Many military experts contend that an Israeli preemptive strike would not have been as effective as it was in the Six Day War, when Egypt kept its warplanes exposed on the ground. But that doesn’t mean it would have backfired.

Golda Meir and Moshe Dayan had good reason to believe that the US would be angry at Israel; Washington even threatened not to resupply it if Israel struck first. But Israel might not have needed to be resupplied if it struck first and thwarted the Egyptian and Syrian attack. That weakness and indecisiveness have carried over to successive Israeli governments. Israel is perhaps the only country in the world that feels compelled to justify itself and seek the world’s approval for taking military action against its enemies.

5

Oil as a Weapon

Two weeks into the war, right after President Nixon asked Congress to authorize $2.2 billion in emergency military aid to Israel, the Organization of Arab Petroleum Exporting Countries (OAPEC) retaliated by slapping an embargo on oil exports to the US and several other allies. Coupled with production cuts, the price of a barrel quadrupled from $2.90 to $11.65 in three months, with the average prices at the pumps rising from 39 cents to 53 cents.

Those numbers sound laughable today, with oil above $80 a barrel and gas over $3 a gallon. But in those days, it was quite a shock, especially since gas was scarce and had to be rationed. The embargo was lifted in March 1974, but 50 years later, the oil cartel, now known as OPEC+, has 23 member-nations and last year accounted for some 38% of global oil production, wielding outsized influence over prices and supply.


Sadat, Carter and Begin stroll at Camp David where negotiations were no walk in the park

6

$120 Billion Later…

Israel began purchasing US arms in 1962 under the Kennedy administration. But it was only after the Yom Kippur War that Israel began receiving a steady military package from the US, when Congress became convinced that the next Middle Eastern war would be much more costly to America than providing a few billion dollars a year to a reliable ally like Israel.

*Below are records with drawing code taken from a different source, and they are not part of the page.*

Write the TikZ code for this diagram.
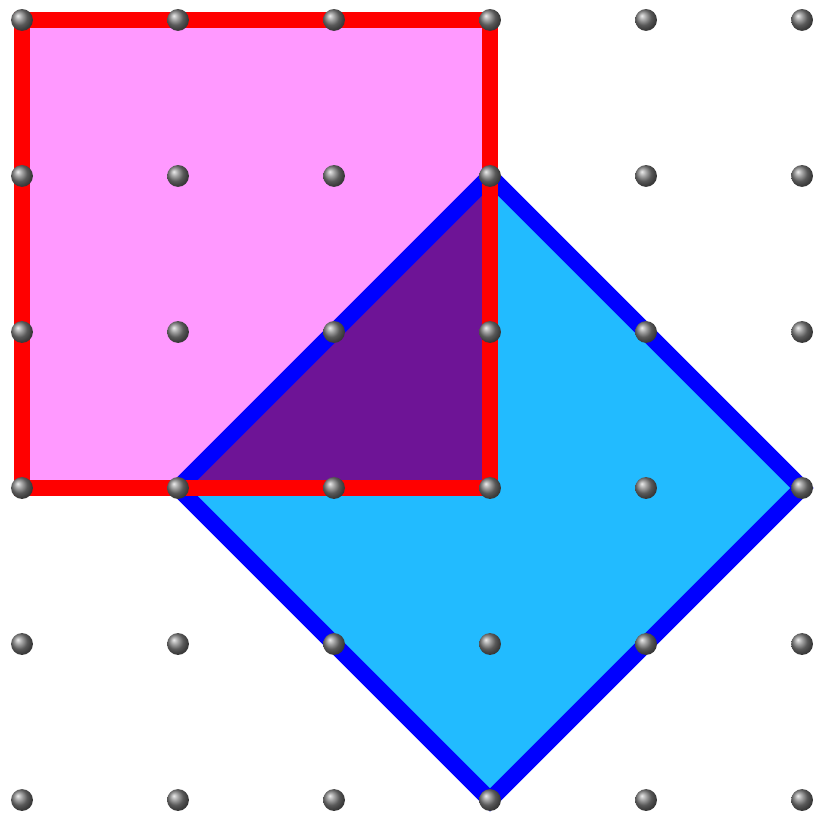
\documentclass[tikz,border=0pt]{standalone}
\begin{document}
\begin{tikzpicture}[x=1cm,y=1cm,
  edge/.style={line width=3pt,line join=miter},
  peg/.style={circle,inner sep=0pt,minimum size=0.14cm,ball color=gray,draw=none}]
\definecolor{pinkfill}{RGB}{255,153,255}
\definecolor{bluefill}{RGB}{34,187,255}
\definecolor{purplefill}{RGB}{110,20,150}
\useasboundingbox (-0.141,-0.09) rectangle (5.083,5.128);
\coordinate (r1) at (0,2); \coordinate (r2) at (3,2); \coordinate (r3) at (3,5); \coordinate (r4) at (0,5);
\coordinate (b1) at (3,4); \coordinate (b2) at (5,2); \coordinate (b3) at (3,0); \coordinate (b4) at (1,2);
\fill[pinkfill] (r1) -- (r2) -- (r3) -- (r4) -- cycle;
\fill[bluefill] (b1) -- (b2) -- (b3) -- (b4) -- cycle;
\fill[purplefill] (b4) -- (b1) -- (r2) -- cycle;
\draw[edge,blue] (b1) -- (b2) -- (b3) -- (b4) -- cycle;
\draw[edge,red] (r1) -- (r2) -- (r3) -- (r4) -- cycle;
\foreach \i in {0,...,5}{\foreach \j in {0,...,5}{\node[peg] (p\i\j) at (\i,\j) {};}}
\end{tikzpicture}
\end{document}
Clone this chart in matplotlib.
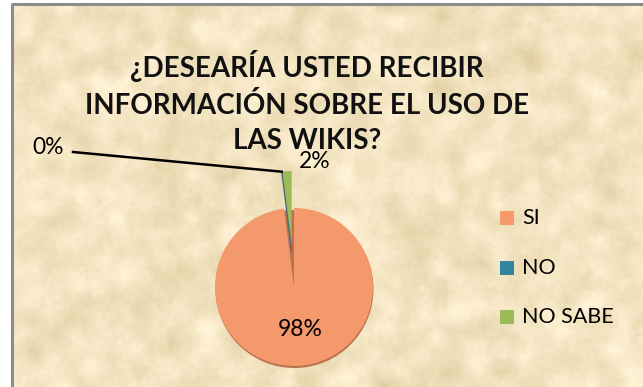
import matplotlib
matplotlib.use("Agg")
import matplotlib.pyplot as plt
from matplotlib.patches import Rectangle, Circle
import numpy as np

# Survey answers
categories = ["SI", "NO", "NO SABE"]
values = [98, 0, 2]
title = "¿DESEARÍA USTED RECIBIR\nINFORMACIÓN SOBRE EL USO DE\nLAS WIKIS?"

pie_colors = ["#F3996B", "#31859C", "#9BBB59"]
legend_colors = ["#F79A69", "#31859C", "#9BBB59"]

W, H = 643, 387
fig = plt.figure(figsize=(W / 100, H / 100), dpi=100)
fig.patch.set_facecolor("white")

ax = fig.add_axes([0, 0, 1, 1])

# Parchment fill: soft blotchy tone variation
rng = np.random.default_rng(7)
noise = rng.standard_normal((H, W))
fy = np.fft.fftfreq(H)[:, None]
fx = np.fft.fftfreq(W)[None, :]
blob = np.real(np.fft.ifft2(np.fft.fft2(noise) * np.exp(-(fx**2 + fy**2) * 2 * 22**2)))
fine = np.real(np.fft.ifft2(np.fft.fft2(noise[::-1]) * np.exp(-(fx**2 + fy**2) * 2 * 5**2)))
blob /= blob.std()
fine /= fine.std()
tone = 0.75 * blob + 0.25 * fine
base = np.array([243, 228, 193]) / 255.0
shift = np.array([6, 7, 10]) / 255.0
tex = np.clip(base[None, None, :] + tone[..., None] * shift[None, None, :], 0, 1)
ax.imshow(tex, extent=(12, W, -1, H - 4), origin="upper", zorder=0,
          interpolation="bilinear", aspect="auto")

ax.plot([12, 12], [-5, H - 4], color="#8C8C8C", lw=2.2, zorder=1,
        solid_capstyle="butt")
ax.plot([11, W + 5], [H - 4, H - 4], color="#8C8C8C", lw=2.2, zorder=1,
        solid_capstyle="butt")

# Pie
cx, cy, r = 294, 100, 79
ax.add_patch(Circle((cx + 0.5, cy - 2), r, facecolor="#B9714E",
                    edgecolor="none", zorder=1.5))
explode = [0, 0, 37]
wedges, _ = ax.pie(values, colors=pie_colors, startangle=90,
                   counterclock=False, center=(cx, cy), radius=r,
                   explode=explode, frame=True,
                   wedgeprops=dict(linewidth=0, zorder=2))
ax.set_xlim(0, W)
ax.set_ylim(0, H)
ax.set_aspect("equal")
ax.axis("off")

# Edge of the zero-size slice beside the exploded one
theta = np.deg2rad(90 + 360 * values[2] / 100)
mid = np.deg2rad(90 + 180 * values[2] / 100)
ox, oy = cx + explode[2] * np.cos(mid), cy + explode[2] * np.sin(mid)
tip_x = ox + r * np.cos(theta)
tip_y = oy + r * np.sin(theta)
ax.plot([ox, tip_x], [oy, tip_y], color="#4F6B78", lw=1.0, zorder=3)

font = "Lato"
# Percentage labels
ax.text(cx + 6, cy - 43, f"{values[0]}%", ha="center", va="center",
        fontsize=16.5, family=font, zorder=5)
ax.text(315, H - 161, f"{values[2]}%", ha="center", va="center",
        fontsize=16.5, family=font, zorder=5)
ax.text(48, H - 147, f"{values[1]}%", ha="center", va="center",
        fontsize=16.5, family=font, zorder=5)
ax.plot([73, tip_x], [H - 152, tip_y], color="black", lw=1.8, zorder=4)

# Title
ax.text(307, H - 102, title, ha="center", va="center", fontsize=20,
        fontweight="bold", family=font, linespacing=1.45, zorder=5,
        color="#111111")

# Legend
for i, (lab, col) in enumerate(zip(categories, legend_colors)):
    y = H - (218 + 49.5 * i)
    ax.add_patch(Rectangle((500, y - 7), 14, 14, facecolor=col,
                           edgecolor="none", zorder=5))
    ax.text(522, y, lab, ha="left", va="center", fontsize=15.5,
            family=font, zorder=5)

fig.savefig("out.png", dpi=100, facecolor=fig.get_facecolor())
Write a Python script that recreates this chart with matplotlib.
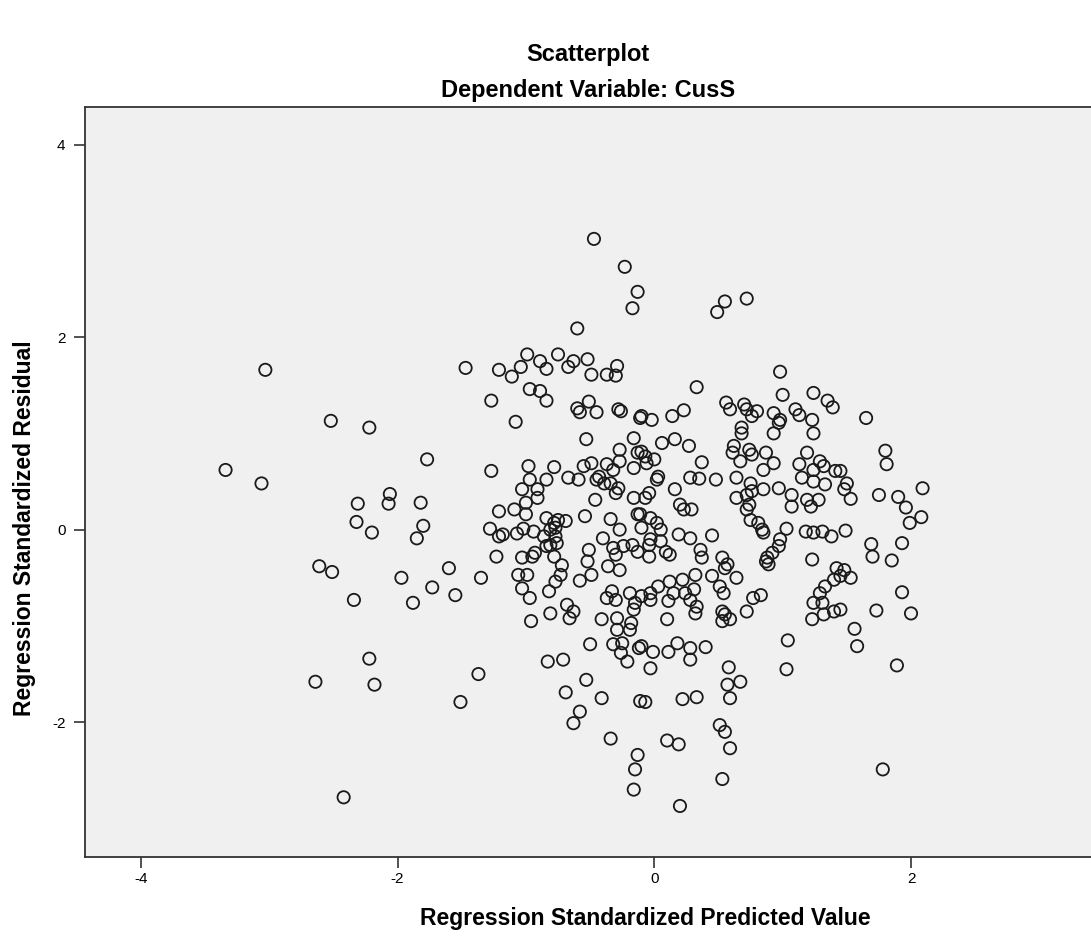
import matplotlib
matplotlib.use("Agg")
import matplotlib.pyplot as plt

plt.rcParams['font.family'] = ['Liberation Sans', 'DejaVu Sans']

title = "Scatterplot"
subtitle = "Dependent Variable: CusS"
x_label = "Regression Standardized Predicted Value"
y_label = "Regression Standardized Residual"
x_ticks = [-4, -2, 0, 2]
y_ticks = [-2, 0, 2, 4]

# Left sparse region
pred_left = [-3.34, -3.06, -3.03, -2.52, -2.22, -1.77, -2.06, -2.07, -2.31, -1.82, -2.32, -2.20,
             -1.80, -1.85, -2.61, -2.51, -1.97, -1.73, -2.34, -1.88, -2.22, -2.64, -2.18, -2.42]
resid_left = [0.62, 0.48, 1.66, 1.13, 1.06, 0.73, 0.37, 0.27, 0.27, 0.28, 0.08, -0.03,
              0.04, -0.09, -0.38, -0.44, -0.50, -0.60, -0.73, -0.76, -1.34, -1.58, -1.61, -2.78]

# Upper region
pred_upper = [-0.47, -0.23, -0.13, -0.17, -0.60, -1.47, -1.21, -1.27, -1.08, -1.11, -1.04, -0.99,
              -0.89, -0.84, -0.97, -0.89, -0.84, -0.75, -0.67, -0.63, -0.52, -0.49, -0.37, -0.29,
              -0.30, -0.60, -0.58, -0.51, -0.45, -0.28, -0.26, -0.11,
              0.55, 0.49, 0.72, 0.98, 0.33, 1.00, 1.24, 1.35, 1.39, 0.56, 0.59, 0.70, 0.72, 0.80,
              0.76, 0.93, 0.98, 0.97, 1.10, 1.13, 1.23, 0.23, 0.14, -0.02, -0.10, 0.68, 1.65]
resid_upper = [3.02, 2.73, 2.47, 2.30, 2.09, 1.68, 1.66, 1.34, 1.12, 1.59, 1.69, 1.82,
               1.75, 1.67, 1.46, 1.44, 1.34, 1.82, 1.69, 1.75, 1.77, 1.61, 1.61, 1.70,
               1.60, 1.26, 1.22, 1.33, 1.22, 1.25, 1.23, 1.16,
               2.37, 2.26, 2.40, 1.64, 1.48, 1.40, 1.42, 1.34, 1.27, 1.32, 1.25, 1.30, 1.25, 1.23,
               1.18, 1.21, 1.14, 1.11, 1.25, 1.19, 1.14, 1.24, 1.18, 1.14, 1.18, 1.06, 1.16]

# Centre-left dense region
pred_cl = [-0.53, -0.16, -1.27, -0.98, -0.78, -0.97, -0.84, -1.03, -0.91, -0.91, -1.00, -1.00,
           -1.21, -1.09, -0.67, -0.59, -0.55, -0.49, -0.45, -0.43, -0.37, -0.27, -0.27, -0.32,
           -0.34, -0.39, -0.30, -0.28, -0.13, -0.16, -0.16, -0.46, -0.54, -0.34, -0.27, -0.13,
           -1.28, -1.21, -1.18, -1.07, -1.02, -0.94, -0.84, -0.78, -0.75, -0.69, -0.77, -0.81,
           -0.77, -0.86, -0.81, -0.76, -0.84, -0.93, -0.95, -1.03, -0.78, -1.23, -1.60, -1.35,
           -1.55, -1.06, -0.99, -0.72, -0.73, -0.77, -0.82, -1.03, -0.97, -0.58, -0.49, -0.52,
           -0.51, -0.40, -0.32, -0.30, -0.36, -0.27, -0.24, -0.17, -0.13, -0.33, -0.37, -0.30,
           -0.19, -0.15, -0.16, -0.68, -0.63, -0.66, -0.81, -0.96, -0.41, -0.29, -0.18]
resid_cl = [0.94, 0.95, 0.61, 0.66, 0.65, 0.52, 0.52, 0.42, 0.42, 0.33, 0.28, 0.16,
            0.19, 0.21, 0.54, 0.52, 0.66, 0.69, 0.52, 0.55, 0.68, 0.83, 0.71, 0.62,
            0.48, 0.48, 0.38, 0.43, 0.80, 0.64, 0.33, 0.31, 0.14, 0.11, 0.00, 0.16,
            0.01, -0.07, -0.05, -0.04, 0.01, -0.02, 0.12, 0.07, 0.10, 0.09, 0.02, 0.00,
            -0.07, -0.07, -0.16, -0.14, -0.17, -0.24, -0.28, -0.29, -0.28, -0.28, -0.40, -0.50,
            -0.68, -0.47, -0.47, -0.37, -0.47, -0.54, -0.64, -0.61, -0.71, -0.53, -0.47, -0.33,
            -0.21, -0.09, -0.19, -0.26, -0.38, -0.42, -0.17, -0.16, -0.23, -0.64, -0.71, -0.73,
            -0.66, -0.76, -0.83, -0.78, -0.85, -0.92, -0.87, -0.95, -0.93, -0.92, -0.97]

# Centre-right dense region
pred_cr = [0.68, 0.93, 1.24, -0.10, 0.06, 0.16, 0.27, 0.62, 0.61, 0.67, 0.74, 0.76, 0.87, 0.93,
           0.85, 1.19, 1.13, 1.29, 1.32, 1.41, 1.24, 1.15, 1.24, 1.33, -0.07, 0.00, -0.06, 0.37,
           0.03, 0.02, 0.28, 0.35, 0.48, 0.64, 0.75, 0.85, 0.97, 1.07, 1.07, 1.19, 1.22, 1.28,
           0.16, -0.04, -0.07, 0.64, 0.72, 0.76, 0.74, 0.72, 0.20, 0.23, 0.29, -0.11, -0.03, 0.02,
           0.05, -0.10, 0.75, 0.81, 0.84, 0.85, 1.03, 1.18, 1.24, 1.31, 1.38, 0.19, 0.28, 0.45,
           0.98, 0.97, 0.92, 0.88, 0.87, 0.89, 1.23, -0.03, 0.05, -0.04, 0.36, 0.37, 0.09, 0.12,
           -0.04, 0.53, 0.57, 0.55, 0.64, 0.45, 0.32, 0.22, 0.12, 0.03, -0.03, -0.10, -0.03, 0.15,
           0.11, 0.24, 0.28, 0.31, 0.51, 0.54, 0.33, 0.32, 0.10, 0.53, 0.55, 0.59, 0.53, 0.72,
           0.77, 0.83, 1.29, 1.31, 1.24, 1.33, 1.40, 1.42, 1.23, 1.32, 1.40]
resid_cr = [1.00, 1.00, 1.00, 0.81, 0.90, 0.94, 0.87, 0.87, 0.80, 0.71, 0.83, 0.78, 0.80, 0.69,
            0.62, 0.80, 0.68, 0.71, 0.66, 0.61, 0.62, 0.54, 0.50, 0.47, 0.76, 0.73, 0.69, 0.70,
            0.55, 0.52, 0.54, 0.53, 0.52, 0.54, 0.48, 0.42, 0.43, 0.36, 0.24, 0.31, 0.24, 0.31,
            0.42, 0.38, 0.33, 0.33, 0.36, 0.40, 0.26, 0.21, 0.26, 0.21, 0.21, 0.16, 0.12, 0.07,
            0.00, 0.02, 0.10, 0.07, 0.00, -0.03, 0.01, -0.02, -0.03, -0.02, -0.07, -0.05, -0.09, -0.06,
            -0.10, -0.17, -0.24, -0.29, -0.33, -0.36, -0.31, -0.10, -0.12, -0.16, -0.21, -0.29, -0.23, -0.26,
            -0.28, -0.29, -0.36, -0.40, -0.50, -0.48, -0.47, -0.52, -0.54, -0.59, -0.66, -0.69, -0.73, -0.66,
            -0.74, -0.66, -0.73, -0.62, -0.59, -0.66, -0.80, -0.87, -0.93, -0.85, -0.88, -0.93, -0.95, -0.85,
            -0.71, -0.68, -0.66, -0.76, -0.76, -0.59, -0.52, -0.40, -0.93, -0.88, -0.85]

# Right region
pred_right = [1.80, 1.81, 2.09, 1.75, 1.90, 1.96, 2.08, 1.99, 1.45, 1.50, 1.48, 1.53, 1.49, 1.69,
              1.70, 1.93, 1.85, 1.48, 1.53, 1.45, 1.93, 1.73, 2.00, 1.45, 1.56, 1.58, 1.89, 1.78]
resid_right = [0.82, 0.68, 0.43, 0.36, 0.34, 0.23, 0.13, 0.07, 0.61, 0.48, 0.42, 0.32, -0.01, -0.15,
               -0.28, -0.14, -0.32, -0.42, -0.50, -0.48, -0.65, -0.84, -0.87, -0.83, -1.03, -1.21, -1.41, -2.49]

# Lower region
pred_low = [-1.37, -1.51, -0.83, -0.71, -0.50, -0.32, -0.25, -0.26, -0.21, -0.12, -0.29, -0.19,
            -0.53, -0.69, -0.41, -0.58, -0.63, -0.11, -0.34, -0.13, -0.15, -0.16,
            1.04, 1.03, -0.10, -0.01, 0.11, 0.18, 0.28, 0.28, 0.40, -0.03, 0.58, 0.57, 0.67, 0.59,
            -0.07, 0.22, 0.33, 0.51, 0.55, 0.59, 0.10, 0.19, 0.53, 0.20]
resid_low = [-1.50, -1.79, -1.37, -1.35, -1.19, -1.19, -1.18, -1.28, -1.37, -1.23, -1.04, -1.04,
             -1.56, -1.69, -1.75, -1.89, -2.01, -1.78, -2.17, -2.34, -2.49, -2.70,
             -1.15, -1.45, -1.21, -1.27, -1.27, -1.18, -1.23, -1.35, -1.22, -1.44, -1.43, -1.61, -1.58, -1.75,
             -1.79, -1.76, -1.74, -2.03, -2.10, -2.27, -2.19, -2.23, -2.59, -2.87]

predicted = pred_left + pred_upper + pred_cl + pred_cr + pred_right + pred_low
residual = resid_left + resid_upper + resid_cl + resid_cr + resid_right + resid_low

W, H = 1091, 948
fig = plt.figure(figsize=(W / 100, H / 100), dpi=100)
fig.patch.set_facecolor('white')
ax = fig.add_axes([85 / W, 1 - 857 / H, 1016 / W, 750 / H])
ax.set_facecolor('#F0F0F0')

ax.scatter(predicted, residual, s=78, facecolors='none', edgecolors='#1a1a1a', linewidths=1.3, zorder=3)

ax.set_xlim(-4.435, 3.48)
ax.set_ylim(-3.40, 4.39)
ax.set_xticks(x_ticks)
ax.set_yticks(y_ticks)
ax.set_xticklabels([str(t) for t in x_ticks])
ax.set_yticklabels([str(t) for t in y_ticks])
ax.tick_params(direction='out', length=8, width=1.2, color='#333333', labelsize=11, pad=3)
ax.tick_params(axis='y', pad=6)
for s in ax.spines.values():
    s.set_color('#333333')
    s.set_linewidth(1.3)

fig.text(645 / W, 1 - 918 / H, x_label, ha='center', va='center', fontsize=16.5, fontweight='bold')
fig.text(25 / W, 1 - 528 / H, y_label, ha='center', va='center', rotation=90,
         fontsize=16.5, fontweight='bold')

cx = (85 + 1091) / 2 / W
fig.text(cx, 1 - 55 / H, title, ha='center', va='center', fontsize=17, fontweight='bold')
fig.text(cx, 1 - 90 / H, subtitle, ha='center', va='center', fontsize=17, fontweight='bold')

fig.savefig('out.png', dpi=100)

The aid began in earnest after the 1978 Camp David treaty, when the US provided some $38 billion in military aid to Egypt over the next 12 years. For its end of the deal, Israel insisted the US provide it with enough military aid to maintain its qualitative military advantage. Since then, the US has given Israel more than $120 billion in military aid, which is now ensconced in 10-year MOUs (memorandums of understanding) that started in 2007 under the George W. Bush administration and was continued until 2028 by President Obama before he left office.